Copy out the data below verbatim.

——

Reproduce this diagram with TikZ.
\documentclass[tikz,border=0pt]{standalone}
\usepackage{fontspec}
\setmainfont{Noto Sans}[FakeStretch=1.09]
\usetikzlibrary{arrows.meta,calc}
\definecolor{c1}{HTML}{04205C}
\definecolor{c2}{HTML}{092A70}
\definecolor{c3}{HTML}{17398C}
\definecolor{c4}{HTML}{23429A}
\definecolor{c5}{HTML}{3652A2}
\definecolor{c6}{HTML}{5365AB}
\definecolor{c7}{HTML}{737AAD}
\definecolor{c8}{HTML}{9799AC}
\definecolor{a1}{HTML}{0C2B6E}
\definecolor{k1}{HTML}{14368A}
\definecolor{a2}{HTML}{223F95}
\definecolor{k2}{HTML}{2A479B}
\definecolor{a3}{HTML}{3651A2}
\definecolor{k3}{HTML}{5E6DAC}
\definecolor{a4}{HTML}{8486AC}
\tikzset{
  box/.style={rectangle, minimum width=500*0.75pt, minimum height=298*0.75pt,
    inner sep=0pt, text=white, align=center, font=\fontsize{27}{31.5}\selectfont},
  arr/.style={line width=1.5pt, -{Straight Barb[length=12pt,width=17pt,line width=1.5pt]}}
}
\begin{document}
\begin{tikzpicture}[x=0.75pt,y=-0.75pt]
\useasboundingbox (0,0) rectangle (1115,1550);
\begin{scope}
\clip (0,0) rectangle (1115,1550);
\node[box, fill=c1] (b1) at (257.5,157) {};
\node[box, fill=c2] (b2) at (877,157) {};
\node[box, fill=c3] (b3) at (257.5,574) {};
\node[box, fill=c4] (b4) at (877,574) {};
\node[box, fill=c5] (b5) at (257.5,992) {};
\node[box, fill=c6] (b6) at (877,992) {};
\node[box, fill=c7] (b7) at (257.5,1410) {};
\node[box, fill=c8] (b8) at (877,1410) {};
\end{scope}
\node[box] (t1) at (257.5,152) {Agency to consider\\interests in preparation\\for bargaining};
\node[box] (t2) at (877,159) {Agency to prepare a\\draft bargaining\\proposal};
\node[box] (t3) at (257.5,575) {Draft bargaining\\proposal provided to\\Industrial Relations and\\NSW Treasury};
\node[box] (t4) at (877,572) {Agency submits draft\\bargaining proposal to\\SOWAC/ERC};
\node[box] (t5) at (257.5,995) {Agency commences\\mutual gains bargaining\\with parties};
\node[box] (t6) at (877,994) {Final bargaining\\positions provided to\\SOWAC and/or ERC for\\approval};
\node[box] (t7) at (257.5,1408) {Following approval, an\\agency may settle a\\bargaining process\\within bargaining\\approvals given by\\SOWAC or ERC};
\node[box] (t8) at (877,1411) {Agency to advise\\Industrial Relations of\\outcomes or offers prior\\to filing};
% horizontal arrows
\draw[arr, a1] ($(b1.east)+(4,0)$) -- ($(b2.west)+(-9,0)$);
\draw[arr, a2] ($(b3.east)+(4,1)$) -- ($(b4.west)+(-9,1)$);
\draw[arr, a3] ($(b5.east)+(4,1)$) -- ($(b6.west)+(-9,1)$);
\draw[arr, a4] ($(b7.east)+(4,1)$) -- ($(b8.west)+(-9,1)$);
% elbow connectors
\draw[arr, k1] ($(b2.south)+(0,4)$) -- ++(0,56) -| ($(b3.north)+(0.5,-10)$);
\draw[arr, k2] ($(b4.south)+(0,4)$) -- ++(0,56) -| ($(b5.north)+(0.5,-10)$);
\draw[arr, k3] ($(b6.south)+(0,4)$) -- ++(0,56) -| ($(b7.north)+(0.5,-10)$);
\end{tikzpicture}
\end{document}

——

◆ Result for this task
Reproduce this diagram with TikZ.
\documentclass[tikz,border=0pt]{standalone}
\usepackage{fontspec}
\setmainfont{Noto Sans}[FakeStretch=1.09]
\usetikzlibrary{arrows.meta,calc}
\definecolor{c1}{HTML}{04205C}
\definecolor{c2}{HTML}{092A70}
\definecolor{c3}{HTML}{17398C}
\definecolor{c4}{HTML}{23429A}
\definecolor{c5}{HTML}{3652A2}
\definecolor{c6}{HTML}{5365AB}
\definecolor{c7}{HTML}{737AAD}
\definecolor{c8}{HTML}{9799AC}
\definecolor{a1}{HTML}{0C2B6E}
\definecolor{k1}{HTML}{14368A}
\definecolor{a2}{HTML}{223F95}
\definecolor{k2}{HTML}{2A479B}
\definecolor{a3}{HTML}{3651A2}
\definecolor{k3}{HTML}{5E6DAC}
\definecolor{a4}{HTML}{8486AC}
\tikzset{
  box/.style={rectangle, minimum width=500*0.75pt, minimum height=298*0.75pt,
    inner sep=0pt, text=white, align=center, font=\fontsize{27}{31.5}\selectfont},
  arr/.style={line width=1.5pt, -{Straight Barb[length=12pt,width=17pt,line width=1.5pt]}}
}
\begin{document}
\begin{tikzpicture}[x=0.75pt,y=-0.75pt]
\useasboundingbox (0,0) rectangle (1115,1550);
\begin{scope}
\clip (0,0) rectangle (1115,1550);
\node[box, fill=c1] (b1) at (257.5,157) {};
\node[box, fill=c2] (b2) at (877,157) {};
\node[box, fill=c3] (b3) at (257.5,574) {};
\node[box, fill=c4] (b4) at (877,574) {};
\node[box, fill=c5] (b5) at (257.5,992) {};
\node[box, fill=c6] (b6) at (877,992) {};
\node[box, fill=c7] (b7) at (257.5,1410) {};
\node[box, fill=c8] (b8) at (877,1410) {};
\end{scope}
\node[box] (t1) at (257.5,152) {Agency to consider\\interests in preparation\\for bargaining};
\node[box] (t2) at (877,159) {Agency to prepare a\\draft bargaining\\proposal};
\node[box] (t3) at (257.5,575) {Draft bargaining\\proposal provided to\\Industrial Relations and\\NSW Treasury};
\node[box] (t4) at (877,572) {Agency submits draft\\bargaining proposal to\\SOWAC/ERC};
\node[box] (t5) at (257.5,995) {Agency commences\\mutual gains bargaining\\with parties};
\node[box] (t6) at (877,994) {Final bargaining\\positions provided to\\SOWAC and/or ERC for\\approval};
\node[box] (t7) at (257.5,1408) {Following approval, an\\agency may settle a\\bargaining process\\within bargaining\\approvals given by\\SOWAC or ERC};
\node[box] (t8) at (877,1411) {Agency to advise\\Industrial Relations of\\outcomes or offers prior\\to filing};
% horizontal arrows
\draw[arr, a1] ($(b1.east)+(4,0)$) -- ($(b2.west)+(-9,0)$);
\draw[arr, a2] ($(b3.east)+(4,1)$) -- ($(b4.west)+(-9,1)$);
\draw[arr, a3] ($(b5.east)+(4,1)$) -- ($(b6.west)+(-9,1)$);
\draw[arr, a4] ($(b7.east)+(4,1)$) -- ($(b8.west)+(-9,1)$);
% elbow connectors
\draw[arr, k1] ($(b2.south)+(0,4)$) -- ++(0,56) -| ($(b3.north)+(0.5,-10)$);
\draw[arr, k2] ($(b4.south)+(0,4)$) -- ++(0,56) -| ($(b5.north)+(0.5,-10)$);
\draw[arr, k3] ($(b6.south)+(0,4)$) -- ++(0,56) -| ($(b7.north)+(0.5,-10)$);
\end{tikzpicture}
\end{document}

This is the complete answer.